>> Begin

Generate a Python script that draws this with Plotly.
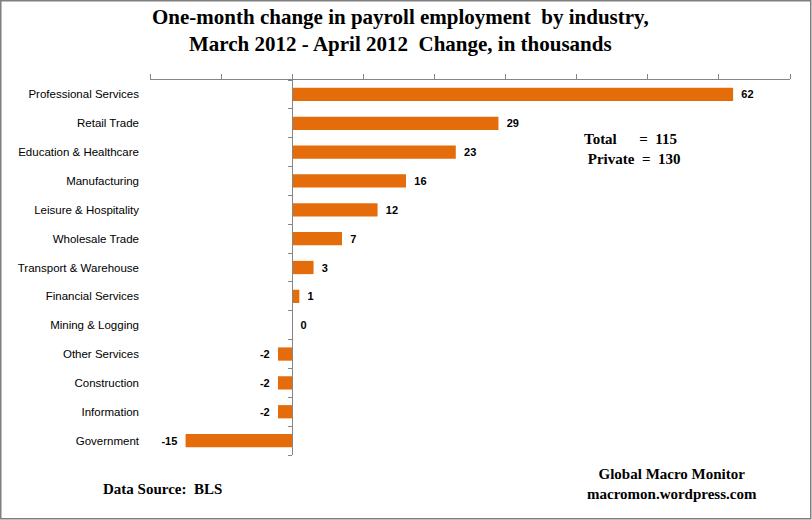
import numpy as np
import plotly.graph_objects as go

industries = ["Professional Services", "Retail Trade", "Education & Healthcare",
              "Manufacturing", "Leisure & Hospitality", "Wholesale Trade",
              "Transport & Warehouse", "Financial Services", "Mining & Logging",
              "Other Services", "Construction", "Information", "Government"]
changes = [62, 29, 23, 16, 12, 7, 3, 1, 0, -2, -2, -2, -15]
x_range = [-20, 70]

W, H = 812, 520
ml, mr, mt, mb = 150, 22, 80, 65
pw, ph = W - ml - mr, H - mt - mb

bar_color = "#E46C0A"
axis_color = "#868686"
serif = "Liberation Serif"

labels = [("\u2009 " + str(v)) if v >= 0 else (str(v) + " \u2009") for v in changes]

fig = go.Figure()
fig.add_trace(go.Bar(
    y=industries, x=changes, orientation="h",
    marker=dict(color=bar_color, line=dict(width=0)),
    width=0.46,
    text=labels, textposition="outside",
    textfont=dict(family="Liberation Sans", size=11, color="black", weight="bold"),
    cliponaxis=False, hoverinfo="skip",
))
# invisible trace for the zero-line tick axis
fig.add_trace(go.Scatter(x=[0], y=[0], xaxis="x", yaxis="y2", mode="markers",
                         marker=dict(opacity=0), showlegend=False, hoverinfo="skip"))

zero_pos = (0 - x_range[0]) / (x_range[1] - x_range[0])
n = len(industries)

fig.update_layout(
    width=W, height=H,
    margin=dict(l=ml, r=mr, t=mt, b=mb),
    paper_bgcolor="white", plot_bgcolor="white",
    showlegend=False,
    bargap=0.5,
    xaxis=dict(range=x_range, dtick=10, side="top", showline=True, linecolor=axis_color,
               linewidth=1, ticks="outside", ticklen=5, tickcolor=axis_color,
               showticklabels=False, showgrid=False, zeroline=False, fixedrange=True),
    yaxis=dict(autorange="reversed", showline=False, ticks="", showgrid=False,
               tickfont=dict(family="Liberation Sans", size=11.5, color="black"),
               ticklabelstandoff=10, fixedrange=True),
    yaxis2=dict(overlaying="y", anchor="free", position=zero_pos,
                range=[n - 0.5, -0.5], tickvals=list(np.arange(-0.5, n, 1.0)),
                showticklabels=False, ticks="outside", ticklen=4, tickcolor=axis_color,
                showline=True, linecolor=axis_color, linewidth=1, showgrid=False,
                zeroline=False, fixedrange=True),
)

annotations = [
    dict(text="<b>One-month change in payroll employment  by industry,<br>March 2012 - April 2012  Change, in thousands</b>",
         x=(400 - ml) / pw, y=1 + (mt - 30) / ph, xanchor="center", yanchor="middle",
         font=dict(family=serif, size=21, color="black"), showarrow=False, align="center"),
    dict(text="<b>Total      =  115<br> Private  =  130</b>",
         x=(582 - ml) / pw, y=1 - (149 - mt) / ph, xanchor="left", yanchor="middle",
         font=dict(family=serif, size=15, color="black"), showarrow=False, align="left"),
    dict(text="<b>Data Source:  BLS</b>",
         x=(101 - ml) / pw, y=-(489 - mt - ph) / ph, xanchor="left", yanchor="middle",
         font=dict(family=serif, size=15, color="black"), showarrow=False),
    dict(text="<b>Global Macro Monitor<br>macromon.wordpress.com</b>",
         x=(672 - ml) / pw, y=-(484 - mt - ph) / ph, xanchor="center", yanchor="middle",
         font=dict(family=serif, size=15, color="black"), showarrow=False, align="center"),
]
for a in annotations:
    a.update(xref="paper", yref="paper")
fig.update_layout(annotations=annotations)

# outer chart border
fig.add_shape(type="rect", xref="paper", yref="paper",
              x0=(0.75 - ml) / pw, x1=(W - 1.25 - ml) / pw,
              y0=-(mb - 1.25) / ph, y1=1 + (mt - 0.75) / ph,
              line=dict(color="#7F7F7F", width=1.5), fillcolor="rgba(0,0,0,0)")

fig.write_html("out.html", config={"displayModeBar": False},
               post_script="document.body.style.margin='0';")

>> End

TO BE DONE -
Please restate the material above line by line, exactly, beginning at its first line and ending with the line that contains "n = len(industries)", without any pictures.

EXERCISE RESULT -
Generate a Python script that draws this with Plotly.
import numpy as np
import plotly.graph_objects as go

industries = ["Professional Services", "Retail Trade", "Education & Healthcare",
              "Manufacturing", "Leisure & Hospitality", "Wholesale Trade",
              "Transport & Warehouse", "Financial Services", "Mining & Logging",
              "Other Services", "Construction", "Information", "Government"]
changes = [62, 29, 23, 16, 12, 7, 3, 1, 0, -2, -2, -2, -15]
x_range = [-20, 70]

W, H = 812, 520
ml, mr, mt, mb = 150, 22, 80, 65
pw, ph = W - ml - mr, H - mt - mb

bar_color = "#E46C0A"
axis_color = "#868686"
serif = "Liberation Serif"

labels = [("\u2009 " + str(v)) if v >= 0 else (str(v) + " \u2009") for v in changes]

fig = go.Figure()
fig.add_trace(go.Bar(
    y=industries, x=changes, orientation="h",
    marker=dict(color=bar_color, line=dict(width=0)),
    width=0.46,
    text=labels, textposition="outside",
    textfont=dict(family="Liberation Sans", size=11, color="black", weight="bold"),
    cliponaxis=False, hoverinfo="skip",
))
# invisible trace for the zero-line tick axis
fig.add_trace(go.Scatter(x=[0], y=[0], xaxis="x", yaxis="y2", mode="markers",
                         marker=dict(opacity=0), showlegend=False, hoverinfo="skip"))

zero_pos = (0 - x_range[0]) / (x_range[1] - x_range[0])
n = len(industries)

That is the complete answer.